Submitted to: Meeting Proceedings
Publication Type: Proceedings
Publication Acceptance Date: 3/16/2005
Publication Date: N/A
Citation: Interpretive Summary: Mycobacterium avium subsp. paratuberculosis (Map), the causative agent of Johne’s disease in cattle, is responsible for a $250 million annual loss to the US dairy industry. Such losses can be minimized by early detection and culling of infected cattle and by preventing the oral-fecal routes of transmission, as the pathogen survives in feces for longer than a year. Early detection of infection is difficult since the fecal culture methods, the current gold standard, can take as long as 4 to 6 months to confirm the presence of pathogens. Lack of rapid and sensitive methods hitherto hindered the efforts to monitor the environmental fate and transfer of Map from animal manure to crops. We have developed sensitive real-time sequence detection (qPCR) methods (SYBR Green and TaqMan) for the detection of Map. These methods take only few hours to identify Map as compared to 6 months by culture methods. Map cells can be quantified directly from growth media by using the SYBR Green assay. This method is sensitive to detect a fractional equivalent of a Map cell. Both SYBR Green and TaqMan assays are highly specific for the detection of Map. They did not detect other mycobacteria that are likely to be present in environmental samples. The rapid qPCR methods developed represent significant contribution for sensitive detection of environmental strains of Map and are suitable for monitoring the fate and transfer of Map in dairy and agricultural environments.
Technical Abstract: Sensitive real-time sequence detection methods based on two different chemistries were developed for Mycobacterium avium subsp. paratuberculosis (Map). One is based on the detection of SYBR Green bound to PCR products and the second method is more specific, detecting the cleavage of a fluorogenic (TaqMan) probe bound to a target sequence during primer extension phase. Novel primers and probes that amplify small fragments (<80 bp) of the Map specific insertion sequence, IS900 were designed. Both the SYBR green and TaqMan assays are sensitive, able to detect 3 to 4 fg of DNA extracted from Map strain ATCC19698. This amount of DNA corresponds to the detection of 0.6 to 0.8 cells per assay. Map cells were quantified directly from 7H9 broth using the SYBR Green assay and compared to dilutions of DNA extracted from an equivalent number of cells. The SYBR Green assay of 7H9 broth resulted in a minimum detectable limit of 0.07 cells (equivalent to 0.33 fg of DNA). Media ingredients were not observed to interfere with the assay. Since no extraction step was necessary in the direct cell measurements, direct detection was ten fold more sensitive than detection of extracted DNA. Both SYBR Green and TaqMan assays are highly specific for the detection of Map.
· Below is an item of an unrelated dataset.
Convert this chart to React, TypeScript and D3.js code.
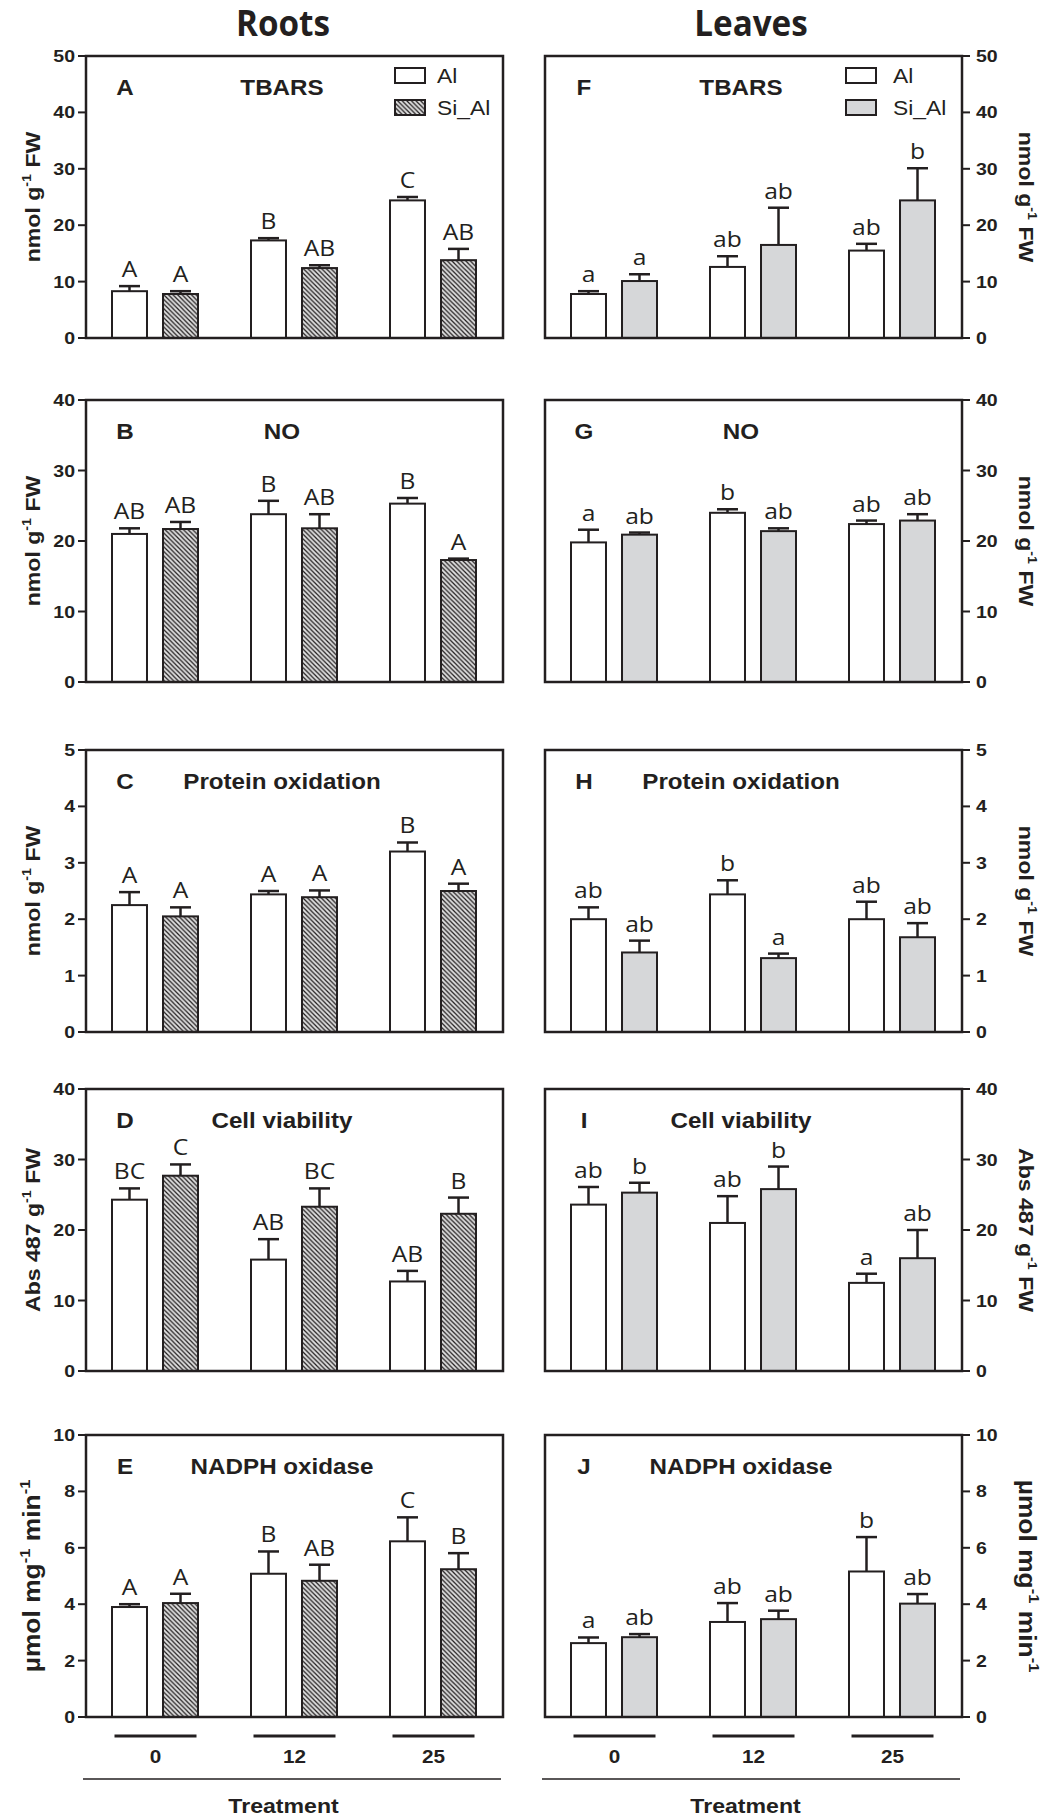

They did not detect any closely related members of the avium complex, other species of mycobacteria, or related genera that are likely to be present in environmental samples. No reporter signal was detected during TaqMan assays performed with 100 pg of template DNA from the non-Map organisms. As extractions are not required, direct cell assays can be easily adopted for environmental monitoring either with or with out pre-enrichments. Sensitive detection might alleviate some of the problems related to PCR inhibitors by direct-dilution and yet detect low levels of Map from environmental samples.